Even in moments not explicitly focused on poverty, Leo returns to this same interior center. At the Epiphany, he warns the Church not to fear seekers, strangers, or spiritual wanderers, reminding her that God reveals Himself “in a humble place,” not in the palaces of power. At the Baptism of the Lord, he emphasizes that Christ appears “as the Holy One among sinners,” choosing to stand in the waters with the unclean and the overlooked. And on the Solemnity of Mary, Mother of God, he describes God’s self-revelation as “unarmed and disarming… as naked and defenseless as a newborn in a cradle,” teaching the world that salvation comes not through domination but through mercy, forgiveness, and welcome.

Taken together, these homilies reveal a single, consistent truth about Leo XIV’s heart: he believes that God’s power is revealed in vulnerability, and that the Church must shape her liturgy, her mission, and her very identity around the small, the fragile, and the forgotten. His “one homily” is the homily of Bethlehem, the homily of the Jordan, the homily of the Temple: God descends into littleness, and the Church must follow Him there.

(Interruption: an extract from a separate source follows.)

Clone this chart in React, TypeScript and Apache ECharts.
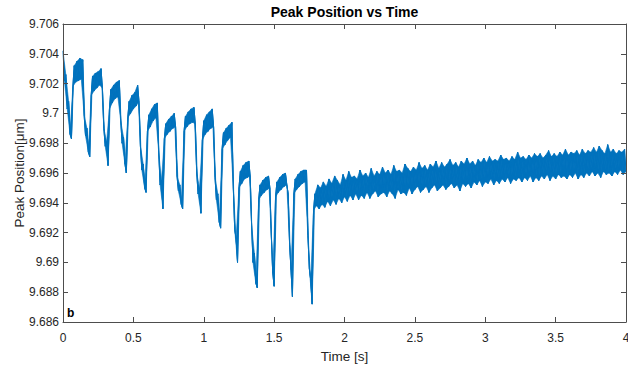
import React, { useEffect, useRef } from "react";
import * as echarts from "echarts";

// Sampling time base of the recorded signal (s)
const sampleStep = 0.01;

// Phase 1: repeated drop / recovery cycles, t = 0.00 … 1.77 s
const oscillationStart = 0;
const oscillationPhase = [
  // cycle 0
  9.7042, 9.7022, 9.7026, 9.7003, 9.7008, 9.6986, 9.6983,
  // cycle 1
  9.7018, 9.7032, 9.7021, 9.7035, 9.7022, 9.7037, 9.7023, 9.7036, 9.6999, 9.6985, 9.699, 9.6974, 9.6971,
  // cycle 2
  9.7012, 9.7025, 9.7015, 9.7027, 9.7017, 9.7028, 9.7019, 9.703, 9.7017, 9.699, 9.6978, 9.6981, 9.6965,
  // cycle 3
  9.7003, 9.7016, 9.7007, 9.7019, 9.701, 9.7021, 9.7011, 9.7022, 9.6995, 9.698, 9.6984, 9.6966, 9.696,
  // cycle 4
  9.6997, 9.7008, 9.7, 9.7012, 9.7003, 9.7014, 9.7005, 9.7019, 9.7008, 9.6978, 9.6962, 9.6966, 9.695, 9.6947,
  // cycle 5
  9.6988, 9.6999, 9.6991, 9.7003, 9.6995, 9.7006, 9.6997, 9.7007, 9.6974, 9.6952, 9.6955, 9.6936,
  // cycle 6
  9.6983, 9.6993, 9.6986, 9.6996, 9.6988, 9.6998, 9.699, 9.7, 9.6991, 9.6958, 9.6948, 9.6952, 9.6939, 9.6936,
  // cycle 7
  9.6988, 9.6998, 9.6991, 9.7001, 9.6993, 9.7003, 9.6994, 9.7004, 9.6993, 9.696, 9.6946, 9.695, 9.6933,
  // cycle 8
  9.6982, 9.6995, 9.6986, 9.6999, 9.6988, 9.7001, 9.699, 9.7003, 9.6991, 9.6957, 9.6942, 9.6946, 9.6927, 9.6923,
  // cycle 9
  9.6976, 9.6987, 9.6979, 9.699, 9.6982, 9.6992, 9.6984, 9.6994, 9.695, 9.6922, 9.6916, 9.69,
  // cycle 10
  9.695, 9.6961, 9.6953, 9.6965, 9.6956, 9.6967, 9.6957, 9.6968, 9.6958, 9.6925, 9.69, 9.6906, 9.6886, 9.6883,
  // cycle 11
  9.6942, 9.6952, 9.6945, 9.6955, 9.6947, 9.6957, 9.6949, 9.6958, 9.695, 9.6918, 9.6893, 9.6884,
  // cycle 12
  9.6944, 9.6954, 9.6947, 9.6957, 9.6949, 9.6959, 9.6951, 9.696, 9.6952, 9.6946, 9.6912, 9.6895, 9.6877,
  // cycle 13
  9.6946, 9.6956, 9.6949, 9.6959, 9.6951, 9.6961, 9.6953, 9.6962, 9.6954, 9.6962, 9.6918, 9.6896, 9.6888, 9.6872,
];

// Phase 2: slow drift after the last drop, t = 1.78 … 4.00 s
const recoveryStart = 1.78;
const recoveryPhase = [
  9.6935, 9.6946, 9.6938, 9.6952, 9.6936, 9.695, 9.6939, 9.6954, 9.6937, 9.6951,
  9.6941, 9.6956, 9.6938, 9.6953, 9.6942, 9.6958, 9.6939, 9.6955, 9.6943, 9.6952,
  9.694, 9.6959, 9.6944, 9.6955, 9.6941, 9.6961, 9.6945, 9.6957, 9.6942, 9.6958,
  9.6946, 9.6956, 9.6942, 9.6962, 9.6945, 9.6958, 9.6943, 9.696, 9.6947, 9.6957,
  9.6943, 9.6963, 9.6946, 9.6958, 9.6948, 9.6961, 9.6944, 9.6959, 9.6946, 9.6964,
  9.6947, 9.696, 9.6944, 9.6962, 9.6948, 9.6959, 9.6946, 9.6965, 9.6943, 9.6961,
  9.6949, 9.6962, 9.6946, 9.696, 9.6947, 9.6966, 9.6945, 9.6963, 9.695, 9.6961,
  9.6946, 9.6964, 9.6949, 9.6962, 9.6951, 9.6967, 9.6947, 9.6963, 9.6949, 9.6965,
  9.6951, 9.6962, 9.6947, 9.6966, 9.695, 9.6964, 9.6952, 9.6968, 9.6948, 9.6963,
  9.695, 9.6967, 9.6952, 9.6964, 9.6949, 9.6966, 9.6951, 9.6969, 9.6953, 9.6965,
  9.695, 9.6967, 9.6952, 9.6964, 9.6948, 9.6968, 9.6953, 9.6966, 9.6951, 9.697,
  9.6953, 9.6966, 9.695, 9.6968, 9.6954, 9.6965, 9.6952, 9.6969, 9.6955, 9.6967,
  9.6951, 9.697, 9.6954, 9.6967, 9.6953, 9.6971, 9.6956, 9.6968, 9.6952, 9.6969,
  9.6955, 9.6968, 9.6953, 9.6972, 9.6956, 9.6969, 9.6954, 9.697, 9.6957, 9.6968,
  9.6953, 9.6971, 9.6956, 9.6969, 9.6955, 9.6974, 9.6957, 9.697, 9.6954, 9.6971,
  9.6957, 9.6969, 9.6955, 9.6972, 9.6958, 9.697, 9.6954, 9.6973, 9.6957, 9.6971,
  9.6955, 9.6973, 9.6958, 9.697, 9.6956, 9.6972, 9.6959, 9.6975, 9.6955, 9.6971,
  9.6958, 9.6973, 9.6956, 9.6971, 9.6959, 9.6974, 9.6957, 9.6972, 9.6958, 9.6976,
  9.6956, 9.6972, 9.6959, 9.6974, 9.6957, 9.6973, 9.696, 9.6975, 9.6956, 9.6972,
  9.6959, 9.6976, 9.6957, 9.6973, 9.696, 9.6975, 9.6958, 9.6974, 9.6961, 9.6977,
  9.6958, 9.6974, 9.696, 9.6978, 9.6957, 9.6975, 9.6961, 9.6973, 9.6959, 9.6979,
  9.696, 9.6974, 9.6958, 9.6976, 9.6961, 9.6973, 9.6959, 9.6975, 9.6962, 9.6974,
  9.6959, 9.6976, 9.6961,
];

const xRange = [0, 4];
const xStep = 0.5;
const yRange = [9.686, 9.706];
const yStep = 0.002;

const titleText = "Peak Position vs Time";
const xName = "Time [s]";
const yName = "Peak Position[\u03bcm]";
const panelTag = "b";

const FONT = "'Liberation Sans', Arial, Helvetica, sans-serif";
const AXIS_COLOR = "#4d4d4d";
const TEXT_COLOR = "#262626";
const LINE_COLOR = "#0072BD";

function toPairs(start: number, values: number[]) {
  return values.map((v, i) => [Math.round((start + i * sampleStep) * 1000) / 1000, v]);
}

const fmt = (v: number) => String(parseFloat(v.toFixed(3)));

export default function App() {
  const ref = useRef<HTMLDivElement>(null);

  useEffect(() => {
    if (!ref.current) return;
    const chart = echarts.init(ref.current, undefined, { renderer: "svg" });
    const data = toPairs(oscillationStart, oscillationPhase).concat(toPairs(recoveryStart, recoveryPhase));
    // consecutive sample triples: the noisy trace is filled between its zig-zags
    const triples = data.slice(0, -2).map((p, i) => [
      p[0], p[1], data[i + 1][0], data[i + 1][1], data[i + 2][0], data[i + 2][1],
    ]);

    const grid = { left: 63, right: 2, top: 24, bottom: 45, containLabel: false, outerBoundsMode: "none" };
    const plotCenterX = grid.left + (628 - grid.left - grid.right) / 2;

    const baseX = {
      type: "value" as const,
      min: xRange[0],
      max: xRange[1],
      interval: xStep,
      z: 10,
      splitLine: { show: false },
      axisLine: { show: true, onZero: false, lineStyle: { color: AXIS_COLOR, width: 1 } },
      axisTick: { show: true, inside: true, length: 5, lineStyle: { color: AXIS_COLOR } },
    };
    const baseY = {
      type: "value" as const,
      min: yRange[0],
      max: yRange[1],
      interval: yStep,
      z: 10,
      splitLine: { show: false },
      axisLine: { show: true, onZero: false, lineStyle: { color: AXIS_COLOR, width: 1 } },
      axisTick: { show: true, inside: true, length: 5, lineStyle: { color: AXIS_COLOR } },
    };

    chart.setOption({
      animation: false,
      textStyle: { fontFamily: FONT },
      grid,
      xAxis: [
        {
          ...baseX,
          position: "bottom",
          name: xName,
          nameLocation: "middle",
          nameGap: 27,
          nameMoveOverlap: false,
          nameTextStyle: { fontFamily: FONT, fontSize: 13.5, color: TEXT_COLOR },
          axisLabel: { fontFamily: FONT, fontSize: 12, color: TEXT_COLOR, margin: 10, formatter: fmt },
        },
        { ...baseX, position: "top", axisLabel: { show: false } },
      ],
      yAxis: [
        {
          ...baseY,
          position: "left",
          name: yName,
          nameLocation: "middle",
          nameGap: 37,
          nameMoveOverlap: false,
          nameTextStyle: { fontFamily: FONT, fontSize: 13.5, color: TEXT_COLOR },
          axisLabel: { fontFamily: FONT, fontSize: 12, color: TEXT_COLOR, margin: 4, formatter: fmt },
        },
        { ...baseY, position: "right", axisLabel: { show: false } },
      ],
      series: [
        {
          type: "custom",
          xAxisIndex: 0,
          yAxisIndex: 0,
          silent: true,
          clip: true,
          data: triples,
          encode: { x: [0, 2, 4], y: [1, 3, 5] },
          renderItem: (_params: any, api: any) => {
            const a = api.coord([api.value(0), api.value(1)]);
            const b = api.coord([api.value(2), api.value(3)]);
            const c = api.coord([api.value(4), api.value(5)]);
            return {
              type: "polygon",
              shape: { points: [a, b, c] },
              style: { fill: LINE_COLOR, stroke: LINE_COLOR, lineWidth: 0.6 },
            };
          },
        },
        {
          type: "line",
          data,
          xAxisIndex: 0,
          yAxisIndex: 0,
          showSymbol: false,
          symbol: "none",
          lineStyle: { color: LINE_COLOR, width: 1 },
          itemStyle: { color: LINE_COLOR },
        },
      ],
      graphic: [
        {
          type: "text",
          x: plotCenterX,
          y: 5,
          style: {
            text: titleText,
            fontFamily: FONT,
            fontSize: 14,
            fontWeight: "bold",
            fill: "#000",
            textAlign: "center",
            textVerticalAlign: "top",
          },
        },
        {
          type: "text",
          x: 67,
          y: 313,
          style: {
            text: panelTag,
            fontFamily: FONT,
            fontSize: 12,
            fontWeight: "bold",
            fill: "#000",
            textAlign: "left",
            textVerticalAlign: "middle",
          },
        },
      ],
    });

    return () => chart.dispose();
  }, []);

  return (
    <div
      ref={ref}
      style={{ position: "fixed", left: 0, top: 0, width: 628, height: 367, background: "#fff" }}
    />
  );
}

Here, the vibration of love for the weak and vulnerable pouring out of the Holy Father’s heart encounters the theology of littleness in the liturgy of the Catholic Mass, where the infinite God hides Himself once more—not in thunderous glory, but in the fragile forms of bread and wine, elevated by human hands in a sanctuary echoing the stable of Bethlehem. The priest, standing in persona Christi, becomes the humble servant who breaks and distributes this gift to the least among us, reminding every soul that the Eucharist is the sacrament of littleness: God’s poverty made nourishment for our hunger, His vulnerability our strength.



Pope Leo XIV’s singular homily, then, is no mere personal devotion but a clarion call to the whole Church: to descend with Christ into the peripheries, where the cry of the poor is the voice of the Lord Himself. In a world intoxicated by power and self-sufficiency, Leo’s homily unveils the divine paradox—that true greatness lies in embracing the small, that the Church’s radiance shines brightest when she kneels before the forgotten. To heed this pulse is to reclaim our identity as disciples: not lords of the Temple, but handmaids of the manger, where God’s restless love for the lowly finds its laborers.

Let us, then, listen to the Holy Father’s heart as our own. In every homily, every liturgy, every encounter with the vulnerable, may we proclaim with him: God dwells in littleness, and there we must seek Him—until our hearts rest fully in His.